[1]:
import os
os.environ['CUDA_VISIBLE_DEVICES'] = '0'

Tutorial B7: Cartesian Product

Sometimes, when using multi-input models, one wants to run a function on the cartesian product between the two inputs. Put another way, given a sequence input \(X\) and some other input \(Y\), one wants to make predictions for \((X_0, Y_0), (X_0, Y_1)... (X_n, Y_m)\) where \(X\) has \(n\) elements and \(Y\) has \(m\) inputs. Of course, one could simply run each of the functions for a fixed value of \(Y\) across all \(X\) (or vice-versa) and then change the value of \(Y\) each time. However, having to code this yourself is not convenient and can easily be implemented in an inefficient manner, particularly if one is going to encounter settings where they sometimes have a small number of \(X\) and other times have a small number of \(Y\).
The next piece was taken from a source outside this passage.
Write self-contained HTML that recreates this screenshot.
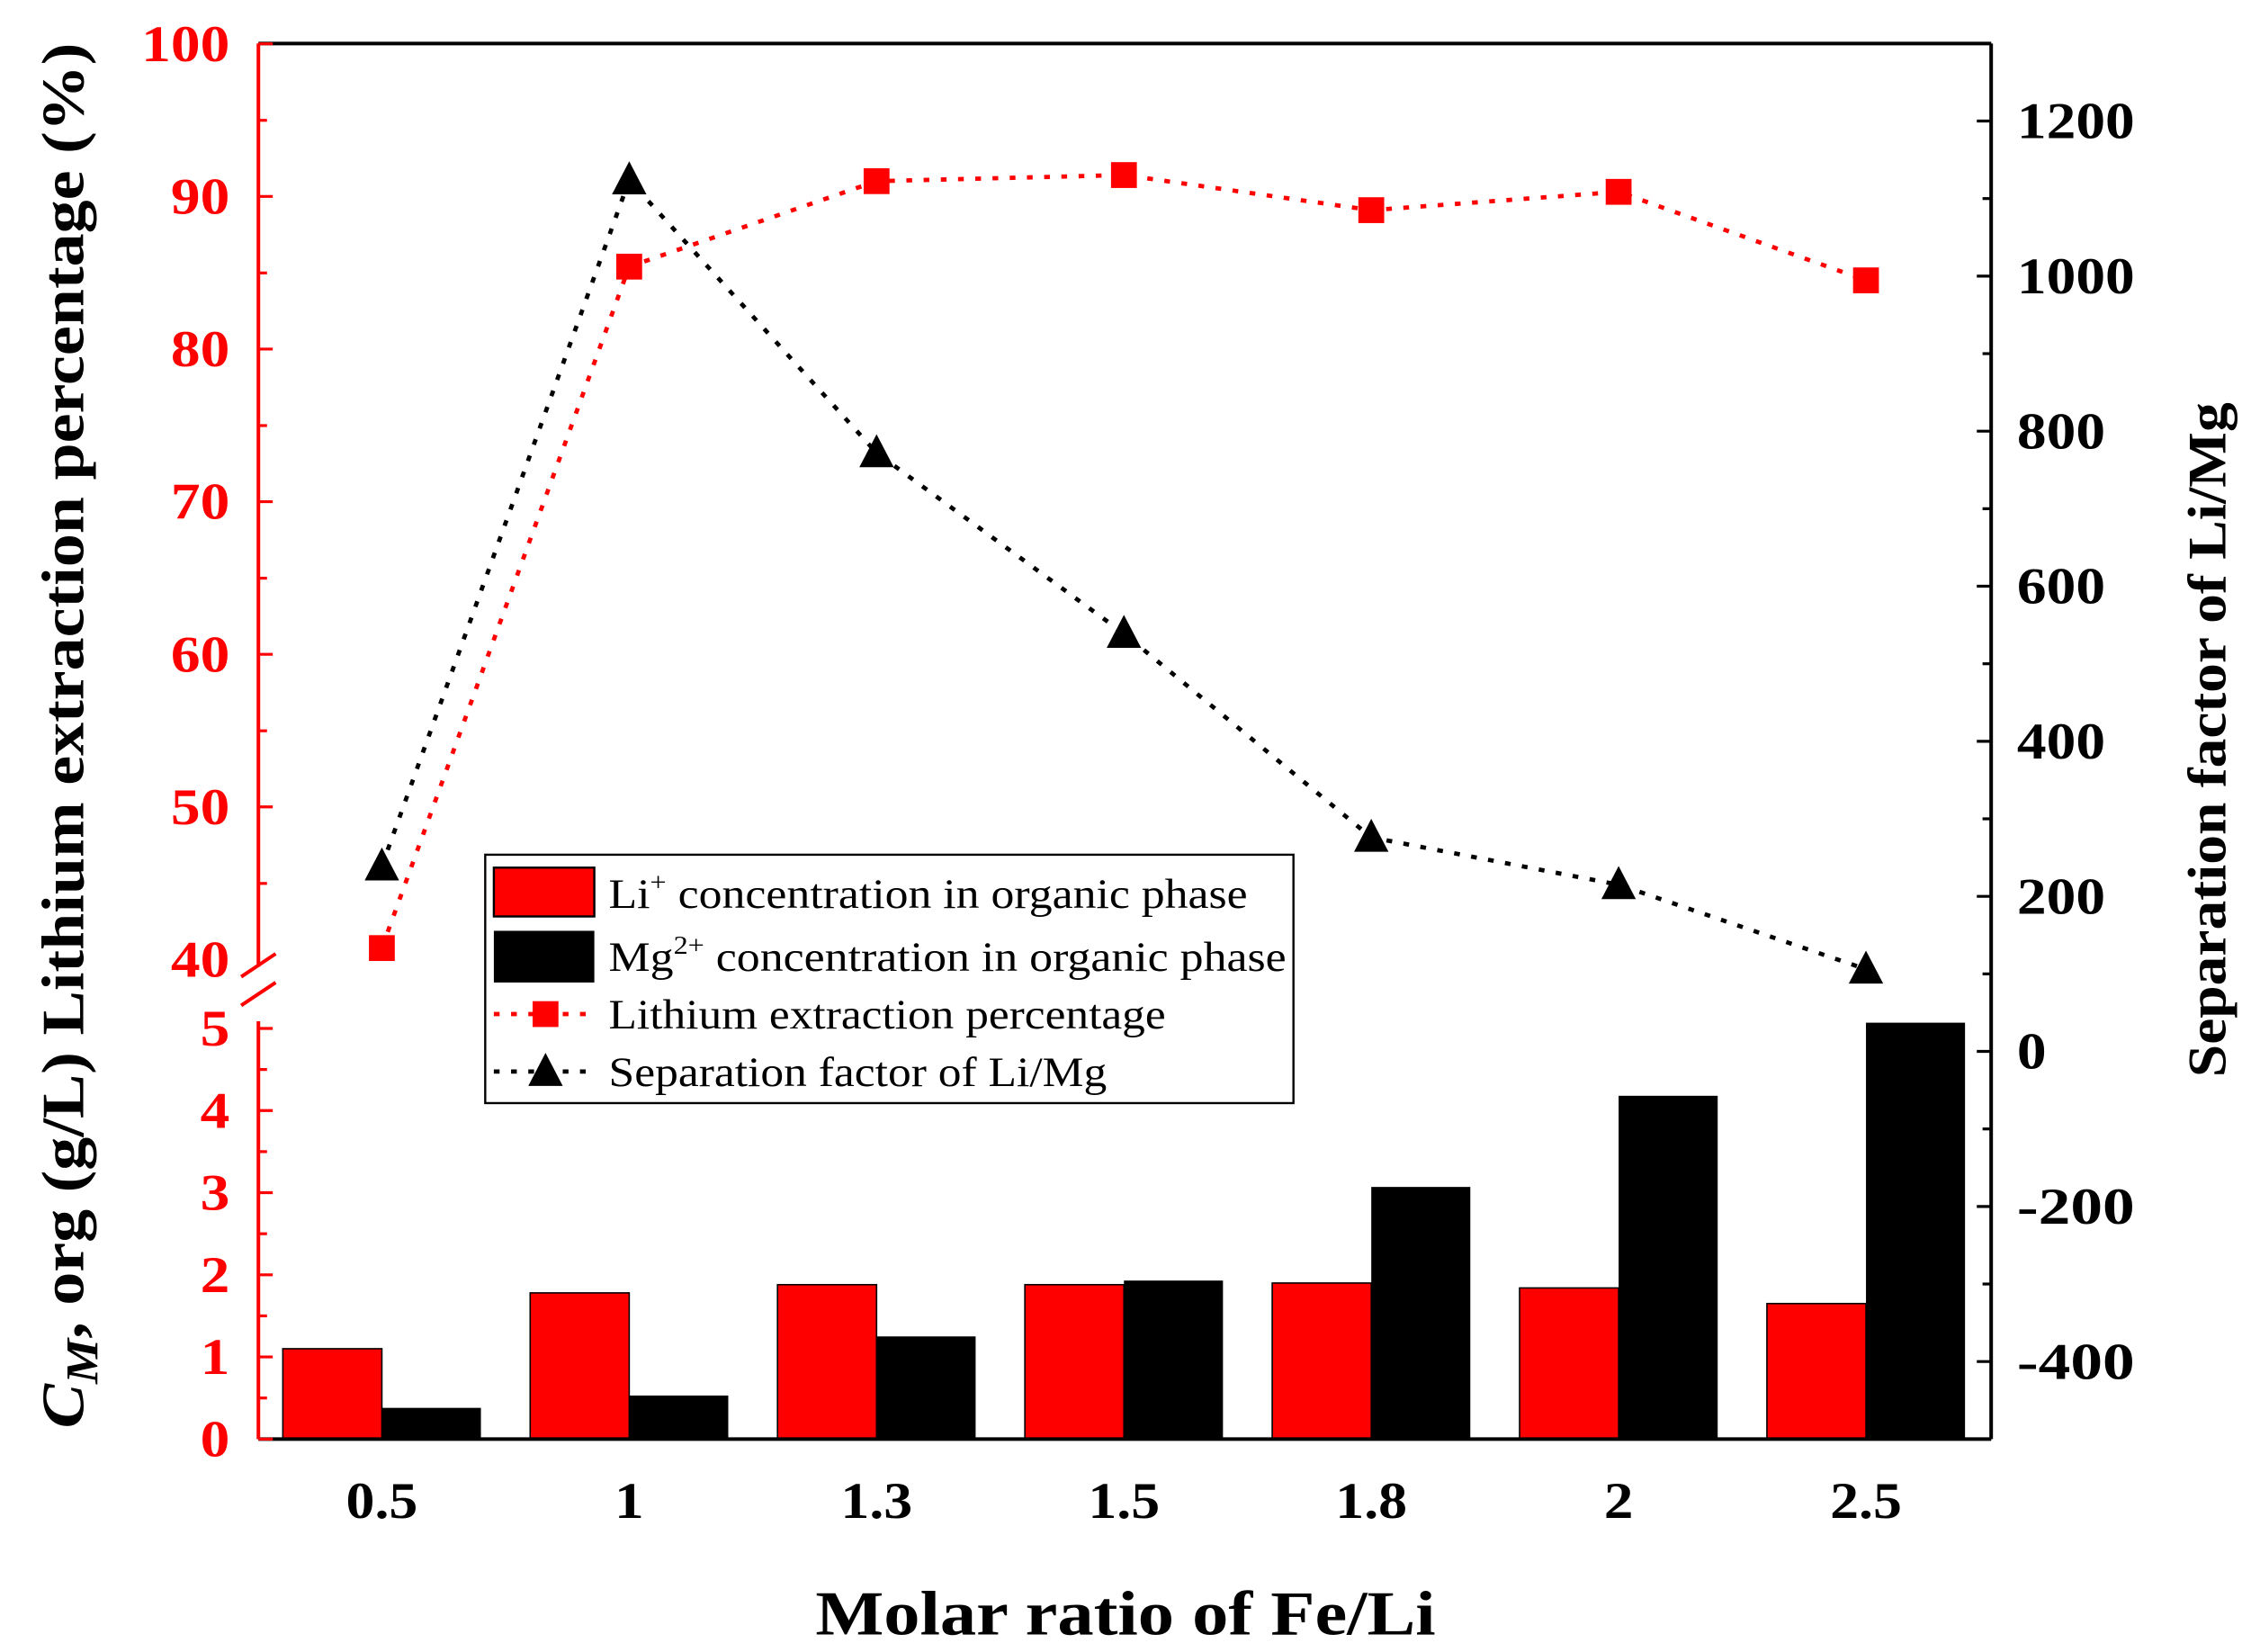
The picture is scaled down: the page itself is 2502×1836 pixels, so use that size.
<!DOCTYPE html>
<html><head><meta charset="utf-8"><style>html,body{margin:0;padding:0;background:#fff}svg{display:block}</style></head>
<body>
<svg id="chart" width="2502" height="1836" viewBox="0 0 1568 1150" xmlns="http://www.w3.org/2000/svg" font-family="'Liberation Serif', serif"></svg>
<script>
const categories = ["0.5","1","1.3","1.5","1.8","2","2.5"];
const liConc = [1.1,1.78,1.88,1.88,1.9,1.84,1.65];
const mgConc = [0.38,0.53,1.25,1.93,3.07,4.18,5.07];
const liPct = [40.75,85.4,91.0,91.4,89.1,90.3,84.5];
const sepFactor = [239,1124,772,539,276,215,106];
const leftUpperTicks = [40,50,60,70,80,90,100];
const leftLowerTicks = [0,1,2,3,4,5];
const rightTicks = [-400,-200,0,200,400,600,800,1000,1200];

const svg = document.getElementById('chart');
const NS = 'http://www.w3.org/2000/svg';
function mk(tag, attrs, parent){const e=document.createElementNS(NS,tag);for(const k in attrs)e.setAttribute(k,attrs[k]);(parent||svg).appendChild(e);return e;}
const L=180,R=1387,T=30,B=1002;
const xC = i => 266 + i*172.3;
const yUp = v => 668 - (v-40)*10.63;
const yLow = v => 1002 - v*57.2;
const yR = v => 732 - v*0.54;
const CW = 20.5; // per-char width for tick labels

categories.forEach((c,i)=>{
  const r=mk('rect',{x:xC(i)-69,y:yLow(liConc[i]),width:69,height:yLow(0)-yLow(liConc[i]),fill:'#ff0000',stroke:'#000','stroke-width':1});
  
  
  const b=mk('rect',{x:xC(i),y:yLow(mgConc[i]),width:69,height:yLow(0)-yLow(mgConc[i]),fill:'#000'});
  
  
});

mk('line',{x1:L,y1:T,x2:R,y2:T,stroke:'#000','stroke-width':2.5});
mk('line',{x1:R,y1:T,x2:R,y2:B,stroke:'#000','stroke-width':2.5});
mk('line',{x1:L,y1:B,x2:R,y2:B,stroke:'#000','stroke-width':2.5});
const la=mk('path',{d:`M${L},${T}V673M${L},711V${B}`,stroke:'#ff0000','stroke-width':2.5,fill:'none'});


mk('path',{d:'M168,680L192,664M168,700L192,684',stroke:'#ff0000','stroke-width':2.5,fill:'none'});

function tickText(x,y,txt,anchor,color,name){
  const len=String(txt).replace('.','').length*CW+(String(txt).includes('.')?9:0);
  const t=mk('text',{x:x,y:y,'text-anchor':anchor,'font-size':36,'font-weight':'bold',fill:color,textLength:len,lengthAdjust:'spacingAndGlyphs'});
  t.textContent=txt;
  
  
}
leftUpperTicks.forEach(v=>{
  const y=yUp(v);
  if(v>40) mk('line',{x1:L,y1:y,x2:L+10,y2:y,stroke:'#ff0000','stroke-width':2});
  if(v<100) mk('line',{x1:L,y1:y-53,x2:L+6,y2:y-53,stroke:'#ff0000','stroke-width':2});
  tickText(160,y+12,v,'end','#ff0000','left-tick-label');
});
leftLowerTicks.forEach(v=>{
  const y=yLow(v);
  mk('line',{x1:L,y1:y,x2:L+10,y2:y,stroke:'#ff0000','stroke-width':2});
  if(v<5) mk('line',{x1:L,y1:y-28.6,x2:L+6,y2:y-28.6,stroke:'#ff0000','stroke-width':2});
  tickText(160,y+12,v,'end','#ff0000','left-tick-label');
});
rightTicks.forEach(v=>{
  const y=yR(v);
  mk('line',{x1:R,y1:y,x2:R-10,y2:y,stroke:'#000','stroke-width':2});
  mk('line',{x1:R,y1:y+54,x2:R-6,y2:y+54,stroke:'#000','stroke-width':2});
  tickText(1405,y+12,v,'start','#000','right-tick-label');
});
mk('line',{x1:R,y1:yR(1200)-54,x2:R-6,y2:yR(1200)-54,stroke:'#000','stroke-width':2});
categories.forEach((c,i)=>{
  tickText(xC(i),1057,c,'middle','#000','x-tick-label');
});

const lp=mk('polyline',{points:liPct.map((v,i)=>xC(i)+','+yUp(v)).join(' '),fill:'none',stroke:'#ff0000','stroke-width':3,'stroke-dasharray':'4,8'});


const sp=mk('polyline',{points:sepFactor.map((v,i)=>xC(i)+','+yR(v)).join(' '),fill:'none',stroke:'#000','stroke-width':3,'stroke-dasharray':'4,8'});


liPct.forEach((v,i)=>{
  const m=mk('rect',{x:xC(i)-9,y:yUp(v)-9,width:18,height:18,fill:'#ff0000'});
  
  
});
sepFactor.forEach((v,i)=>{
  const x=xC(i),y=yR(v);
  const m=mk('polygon',{points:`${x},${y-13} ${x-12},${y+10} ${x+12},${y+10}`,fill:'#000'});
  
  
});

const lg=mk('g',{});


mk('rect',{x:338,y:595,width:563,height:173,fill:'#fff',stroke:'#000','stroke-width':1.5},lg);
mk('rect',{x:344,y:604,width:70,height:34,fill:'#ff0000',stroke:'#000','stroke-width':1.5},lg);
mk('rect',{x:344,y:648,width:70,height:36,fill:'#000'},lg);
mk('line',{x1:344,y1:706,x2:414,y2:706,stroke:'#ff0000','stroke-width':3,'stroke-dasharray':'4,8'},lg);
mk('rect',{x:371,y:697,width:18,height:18,fill:'#ff0000'},lg);
mk('line',{x1:344,y1:746,x2:414,y2:746,stroke:'#000','stroke-width':3,'stroke-dasharray':'4,8'},lg);
mk('polygon',{points:'380,733 368,756 392,756',fill:'#000'},lg);
const lt=[['Li<tspan dy="-12" font-size="18">+</tspan><tspan dy="12"> concentration in organic phase</tspan>',632,445],
['Mg<tspan dy="-12" font-size="18">2+</tspan><tspan dy="12"> concentration in organic phase</tspan>',676,472],
['Lithium extraction percentage',716,388],['Separation factor of Li/Mg',756,347]];
lt.forEach(([h,y,w])=>{const t=mk('text',{x:424,y:y,'font-size':29,textLength:w,lengthAdjust:'spacingAndGlyphs'},lg);t.innerHTML=h;
  
  });

const xt=mk('text',{x:784,y:1138,'text-anchor':'middle','font-size':44,'font-weight':'bold',textLength:432,lengthAdjust:'spacingAndGlyphs'});xt.textContent='Molar ratio of Fe/Li';


const yt=mk('text',{transform:'translate(58,512) rotate(-90)','text-anchor':'middle','font-size':42,'font-weight':'bold',textLength:965,lengthAdjust:'spacingAndGlyphs'});
yt.innerHTML='<tspan font-style="italic">C</tspan><tspan font-style="italic" font-size="32" dy="10">M</tspan><tspan dy="-10">, org (g/L) Lithium extraction percentage (%)</tspan>';


const rt=mk('text',{transform:'translate(1550,515) rotate(-90)','text-anchor':'middle','font-size':38,'font-weight':'bold',textLength:470,lengthAdjust:'spacingAndGlyphs'});rt.textContent='Separation factor of Li/Mg';


</script>
</body></html>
Instead of having to implement this yourself, tangermeme provides apply_pairwise and apply_product to make applying functions across products like this easy and memory efficient. apply_pairwise yields examples from the pairwise product between X and a set of arguments whose ordering is paired. For example, if you have \(X\) that has \(5\) elements in it and arguments \(a\) and \(b\) that each have \(3\), you would get \((X_0, a_0, b_0), (X_0, a_1, b_1), ... (X_4, a_1, b_1), (X_4, a_2, b_2)\) In contrast, apply_product applies a function to the cartesian product of the sequences and each of the arguments provided. This means that you would instead get \((X_0, a_0, b_0), (X_0, a_0, b_1), (X_0, a_0, b_2) ... (X_2, a_0, b_1)... (X_4, a_2, b_1), (X_4, a_2, b_2)\). Although apply_product is more general, in the sense that it can be applied across any number of arguments, it is not the right function to run when you have paired inputs like cell information.

In theory, the most conceptually simple way to set up this function is to unravel the entire product into CPU memory and then run the provided function on the entire thing. However, this can take a huge amount of memory, particularly if the product is over several elements. In practice, it’s better to construct each batch iteratively and only run one batch at a time through the model. That way, only the model predictions are stored in CPU memory as opposed to the (usually much larger) inputs.

Let’s see all this in action with a toy model that takes an input, flattens it, and applies an optional linear transformation.

[2]:
import torch

class FlattenDense(torch.nn.Module):
    def __init__(self, length=10):
            super(FlattenDense, self).__init__()
            self.dense = torch.nn.Linear(length*4, 3)

    def forward(self, X, alpha=0, beta=1):
            X = X.reshape(X.shape[0], -1)
            return self.dense(X) * beta + alpha

This model has two optional inputs: alpha, which is an additive constant on the output from the dense layer, and beta, which is a multiplicative factor. Yes, it’s redundant to have these factors after a dense layer which is doing a pretty similar thing, but this is meant just to demonstrate how to use the functions and to confirm that it’s doing the expected thing.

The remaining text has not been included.